Jeden z dowódców separatystów na Ukrainie Eduard Basurin zapowiedział w niedzielę, że prorosyjscy bojownicy rozpoczną wycofywanie ciężkiego sprzętu ze wschodu kraju, realizując tym samym ostatnie porozumienie z Mińska. Operacja ma potrwać dwa tygodnie.
"Plan podpisaliśmy zeszłej nocy (z soboty na niedzielę). Zaczynając od niedzieli mamy dwa tygodnie na wycofanie sprzętu" - powiedział wiceminister obrony powołanej przez separatystów Donieckiej Republiki Ludowej (DRL) rosyjskiej agencji Interfax. W rozmowie z agencją TASS dodał, że negocjacje w tej sprawie toczyły się już trzy dni temu, jednak nie doszło wtedy do porozumienia ze względu na "pewne detale".

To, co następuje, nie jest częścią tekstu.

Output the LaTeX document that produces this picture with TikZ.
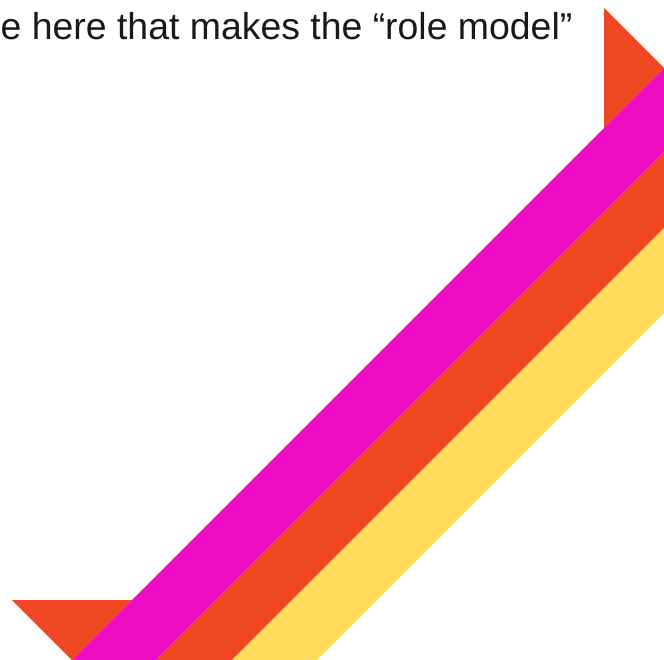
\documentclass[tikz,border=0pt]{standalone}
\usepackage{fontspec}
\setmainfont{Liberation Sans}
\definecolor{stripemagenta}{HTML}{EE0DC2}
\definecolor{stripeorange}{HTML}{EF4624}
\definecolor{stripeyellow}{HTML}{FFDD5B}
\tikzset{
  band/.style={draw=none},
  flag/.style={fill=stripeorange, draw=none},
  caption/.style={anchor=base west, inner sep=0pt, font=\fontsize{37.4}{40}\selectfont, text=black!90}
}
\begin{document}
\begin{tikzpicture}[x=1pt, y=-1pt]
  \useasboundingbox (0,0) rectangle (664,660);
  \clip (0,0) rectangle (664,660);
  \fill[white] (0,0) rectangle (664,660);
  % caption text (cut off at the left)
  \node[caption] (caption) at (0.5,40) {e here that makes the “role model”};
  % orange arrow-head triangles
  \fill[flag] (604,8) -- (664,68) -- (604,128) -- cycle;
  \fill[flag] (12,600) -- (132,600) -- (72,660) -- cycle;
  % diagonal bands, edges on lines x+y=c
  \fill[stripemagenta] (772,-40) -- (32,700) -- (116,700) -- (856,-40) -- cycle;
  \fill[stripeorange]  (856,-40) -- (116,700) -- (192,700) -- (932,-40) -- cycle;
  \fill[stripeyellow]  (932,-40) -- (192,700) -- (277,700) -- (1017,-40) -- cycle;
\end{tikzpicture}
\end{document}
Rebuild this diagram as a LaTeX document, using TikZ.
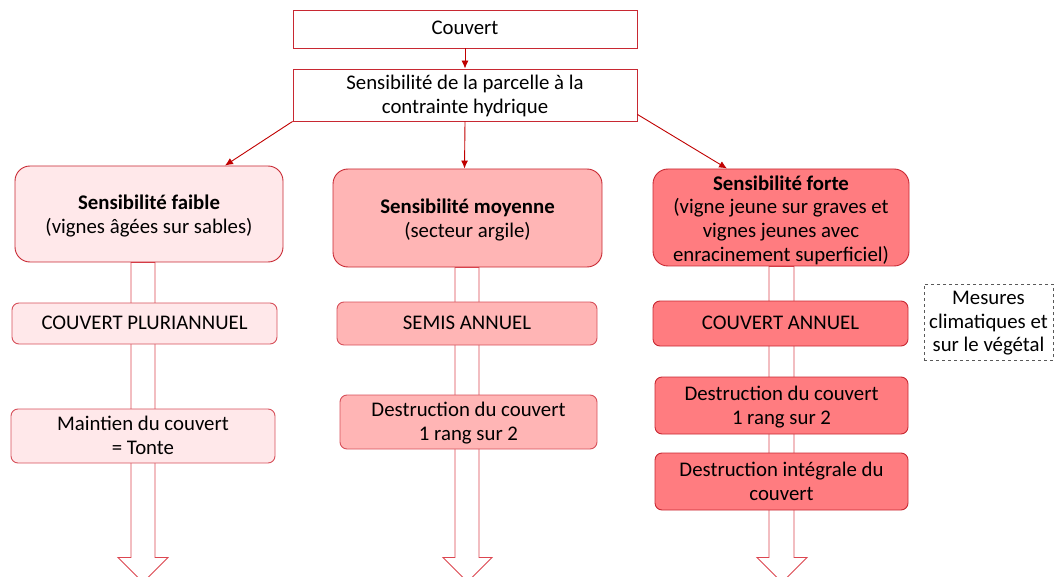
\documentclass[tikz,border=0pt]{standalone}
\usepackage{fontspec}
\setmainfont{Carlito}
\usetikzlibrary{calc,arrows.meta}
\definecolor{bord}{RGB}{200,40,50}
\definecolor{bordl}{RGB}{215,80,90}
\definecolor{arr}{RGB}{192,0,0}
\definecolor{fillA}{RGB}{255,232,234}
\definecolor{fillB}{RGB}{255,181,181}
\definecolor{fillC}{RGB}{255,124,128}
\definecolor{hol}{RGB}{220,70,80}
\newcommand{\T}[2][3pt]{\raisebox{-#1}[\height][\depth]{\begin{tabular}{@{}c@{}}#2\end{tabular}}}
\pgfdeclarelayer{bg}
\pgfsetlayers{bg,main}
\tikzset{
  base/.style={draw=bord, line width=0.9pt, align=center, inner sep=0pt, anchor=center,
    font=\fontsize{20.8}{23.6}\selectfont},
  topbox/.style={base},
  bigbox/.style={base, rounded corners=15pt},
  smallbox/.style={base, draw=bordl, rounded corners=7pt},
  conn/.style={draw=arr, line width=0.9pt, -{Latex[length=8pt,width=7pt]}},
  hollow/.style={draw=hol, line width=0.9pt, fill=white, line join=miter},
  note/.style={draw=black!65, dashed, line width=0.8pt, align=center, inner sep=0pt,
    font=\fontsize{20.8}{23.6}\selectfont}
}
\begin{document}
\begin{tikzpicture}[x=1pt,y=-1pt]
\useasboundingbox (0,0) rectangle (1054,577);
\clip (0,0) rectangle (1054,577);
% nodes
\node[topbox, minimum width=344pt, minimum height=38pt] (couv) at (465,29) {\T[1pt]{Couvert}};
\node[topbox, minimum width=344pt, minimum height=52pt] (sens) at (465,95)
  {\T[2pt]{Sensibilité de la parcelle à la\\contrainte hydrique}};
\node[bigbox, fill=fillA, minimum width=268pt, minimum height=96pt] (faible) at (149,214)
  {\T{\textbf{Sensibilité faible}\\(vignes âgées sur sables)}};
\node[bigbox, fill=fillB, minimum width=269pt, minimum height=98pt] (moyenne) at (467.5,218)
  {\T{\textbf{Sensibilité moyenne}\\(secteur argile)}};
\node[bigbox, fill=fillC, minimum width=256pt, minimum height=97pt] (forte) at (781,217.5)
  {\T[3.5pt]{\textbf{Sensibilité forte}\\(vigne jeune sur graves et\\vignes jeunes avec\\enracinement superficiel)}};
% small boxes
\node[smallbox, fill=fillA, minimum width=265pt, minimum height=41pt] (pluri) at (144.5,323.5) {\T[1pt]{COUVERT PLURIANNUEL}};
\node[smallbox, fill=fillA, minimum width=264pt, minimum height=54pt] (maint) at (143,436) {\T[1.5pt]{Maintien du couvert\\= Tonte}};
\node[smallbox, fill=fillB, minimum width=260pt, minimum height=43pt] (semis) at (467,323.5) {\T[1pt]{SEMIS ANNUEL}};
\node[smallbox, fill=fillB, minimum width=257pt, minimum height=54pt] (destm) at (468.5,422) {\T[1.5pt]{Destruction du couvert\\1 rang sur 2}};
\node[smallbox, draw=bord, fill=fillC, minimum width=255pt, minimum height=45pt] (annuel) at (780.5,323.5) {\T[1pt]{COUVERT ANNUEL}};
\node[smallbox, draw=bord, fill=fillC, minimum width=253pt, minimum height=57pt] (dests) at (781.5,405.5) {\T[2pt]{Destruction du couvert\\1 rang sur 2}};
\node[smallbox, draw=bord, fill=fillC, minimum width=253pt, minimum height=57pt] (integ) at (781.5,481.5) {\T[2pt]{Destruction intégrale du\\couvert}};
\node[note, minimum width=129pt, minimum height=76pt] (mes) at (988.5,322) {\T[1.5pt]{Mesures\\climatiques et\\sur le végétal}};
% hollow arrows (behind the boxes)
\begin{pgfonlayer}{bg}
\draw[hollow] ([xshift=-18pt]faible.south) -- ++(0,295) -- ++(-13,0) -- ++(25,25) -- ++(25,-25) -- ++(-13,0) -- ([xshift=6pt]faible.south) -- cycle;
\draw[hollow] ([xshift=-12.5pt]moyenne.south) -- ++(0,290) -- ++(-12,0) -- ++(24.5,24.5) -- ++(24.5,-24.5) -- ++(-13,0) -- ([xshift=11.5pt]moyenne.south) -- cycle;
\draw[hollow] ([xshift=-12pt]forte.south) -- ++(0,291) -- ++(-12,0) -- ++(25,25) -- ++(25,-25) -- ++(-13,0) -- ([xshift=13pt]forte.south) -- cycle;
\end{pgfonlayer}
% connectors
\draw[conn] (couv) -- (sens);
\draw[conn] (sens.south west) -- ([xshift=76pt]faible.north);
\draw[conn] (sens.south) -- ([xshift=-3pt]moyenne.north);
\draw[conn] ([yshift=7pt]sens.south east) -- ([xshift=-54pt]forte.north);
\end{tikzpicture}
\end{document}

Basurin poinformował, że ze strony separatystów porozumienie sygnował m.in. przywódca DRL Ołeksandr Zacharczenko.
"Dziś rozpoczynamy prace przygotowawcze. Jutro jest święto, ale od 24 lutego zacznie się techniczny proces wycofywania sprzętu" - zapowiedział Basurin dodając, że strona ukraińska zgodziła się także rozpocząć działania ze swej strony.
Zapytany o tę deklarację przez agencję Reutera przedstawiciel Rady Bezpieczeństwa Narodowego i Obrony Ukrainy (RBNiO) Andrij Łysenko powiedział, że władze w Kijowie nie mogą potwierdzić, czy rzeczywiście separatyści rozpoczęli wycofywanie ciężkiego sprzętu.

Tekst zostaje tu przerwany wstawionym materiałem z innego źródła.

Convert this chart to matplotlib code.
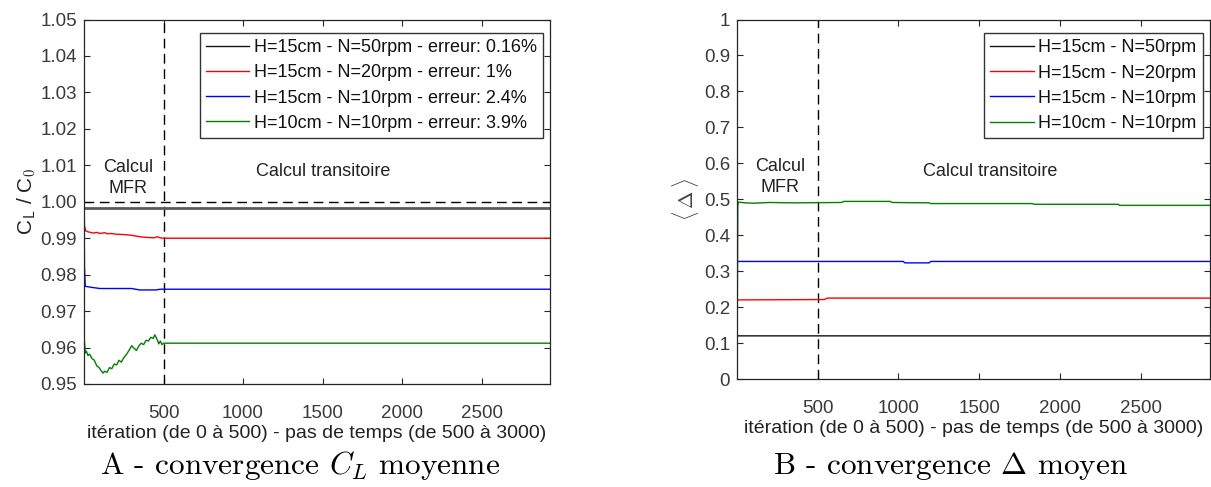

Kijów poinformował również, że w ciągu nocy z soboty na niedzielę separatyści 12 razy naruszyli zawieszenie broni m.in. dokonując ostrzału pozycji ukraińskich pociskami artyleryjskimi i rakietowymi. O świcie w Doniecku było słychać wybuchy. Siły władz w Kijowie zostały też zaatakowane w pobliżu strategicznego miasta Mariupola przez które biegnie droga na zajęty przez Rosję Krym.
Mimo tego zajścia sytuacja na wschodzie Ukrainy jest dużo spokojniejsza niż to miało miejsce jeszcze tydzień temu.

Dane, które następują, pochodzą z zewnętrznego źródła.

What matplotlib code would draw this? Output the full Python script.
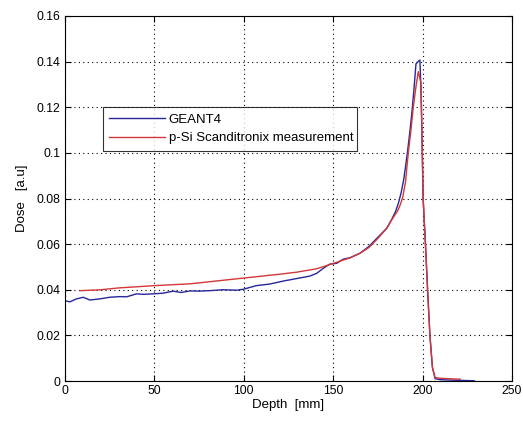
import matplotlib
matplotlib.use("Agg")
import matplotlib.pyplot as plt
from matplotlib.ticker import MultipleLocator

plt.rcParams['font.family'] = ['Liberation Sans', 'DejaVu Sans']

geant_depth = [0, 2.8, 6.5, 10.3, 14, 19.6, 25, 30.8, 34.5, 40, 43.8, 49.4, 55, 60.6, 65, 70,
               75, 81, 88.5, 96, 99.7, 107, 114.6, 122, 129.6, 137, 140.8, 144.5, 148, 152,
               155.6, 159.4, 165, 170, 175, 180, 182.7, 185, 186.5, 188, 189.5, 191.5, 193,
               194.3, 195.3, 196.3, 197.5, 198.5, 199, 199.6, 200.3, 201.6, 202.8, 204.1,
               205.5, 207, 210, 215, 220, 225, 229]
geant_dose = [0.0352, 0.0347, 0.0360, 0.0367, 0.0355, 0.0360, 0.0367, 0.0370, 0.0369, 0.0382,
              0.0380, 0.0382, 0.0385, 0.0394, 0.0388, 0.0395, 0.0394, 0.0396, 0.0400, 0.0398,
              0.0402, 0.0418, 0.0425, 0.0438, 0.0449, 0.0460, 0.0472, 0.0494, 0.0512, 0.0516,
              0.0534, 0.0540, 0.0560, 0.0590, 0.0630, 0.0670, 0.0708, 0.0745, 0.0780, 0.0825,
              0.0885, 0.1000, 0.1100, 0.1200, 0.1290, 0.1390, 0.1400, 0.1407, 0.1300, 0.1100,
              0.0800, 0.0600, 0.0400, 0.0200, 0.0060, 0.0010, 0.0006, 0.0004, 0.0003, 0.0002,
              0.0001]

meas_depth = [8.4, 20, 30, 50, 70, 99.7, 120, 129.6, 140.8, 148, 159.4, 165, 170, 175, 180,
              182.7, 186, 187.5, 188.9, 190.5, 192, 193.5, 194.8, 196.3, 197.6, 199.1, 199.5,
              200.3, 201.6, 202.8, 204.1, 205.5, 207, 210, 215, 221]
meas_dose = [0.0396, 0.0400, 0.0408, 0.0418, 0.0426, 0.0451, 0.0468, 0.0477, 0.0492, 0.0510,
             0.0540, 0.0560, 0.0585, 0.0625, 0.0670, 0.0706, 0.0745, 0.0772, 0.0805, 0.0875,
             0.1000, 0.1100, 0.1200, 0.1290, 0.1356, 0.1306, 0.1150, 0.0800, 0.0600, 0.0400,
             0.0200, 0.0060, 0.0015, 0.0012, 0.0010, 0.0008]

fig = plt.figure(figsize=(5.23, 4.21), dpi=100)
ax = fig.add_axes([0.124, 0.095, 0.855, 0.867])

ax.plot(geant_depth, geant_dose, color='#25279a', lw=1.0, label='GEANT4')
ax.plot(meas_depth, meas_dose, color='#d23838', lw=1.0, label='p-Si Scanditronix measurement')

ax.set_xlim(0, 250)
ax.set_ylim(0, 0.16)
ax.xaxis.set_major_locator(MultipleLocator(50))
ax.yaxis.set_major_locator(MultipleLocator(0.02))
ax.yaxis.set_major_formatter(plt.FuncFormatter(lambda v, p: ('%g' % round(v, 4))))
ax.grid(True, color='black', linestyle=(0, (1, 3)), linewidth=0.8)
ax.tick_params(direction='in', top=True, right=True, length=4, labelsize=8.8, pad=3)
ax.set_xlabel('Depth  [mm]', fontsize=9.5, labelpad=1)
ax.set_ylabel('Dose   [a.u]', fontsize=9.5, labelpad=6)
for s in ax.spines.values():
    s.set_linewidth(0.8)

leg = ax.legend(loc='lower left', bbox_to_anchor=(0.085, 0.63, 0.568, 0.12), mode='expand',
                fontsize=9.5, frameon=True, fancybox=False, handlelength=4.2,
                borderaxespad=0, borderpad=0.5, labelspacing=0.5, handletextpad=0.3)
leg.get_frame().set_edgecolor('black')
leg.get_frame().set_linewidth(0.8)

fig.savefig('out.png', dpi=100, facecolor='white')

Zgodnie z zawartymi 12 lutego w Mińsku porozumieniami pokojowymi na wschodniej Ukrainie od 15 lutego miało obowiązywać zawieszenie broni. Następnie z obu stron linii walk w ciągu 14 dni miało być wycofane ciężkie uzbrojenie i wytyczona strefa buforowa o szerokości od 50 do 70 km.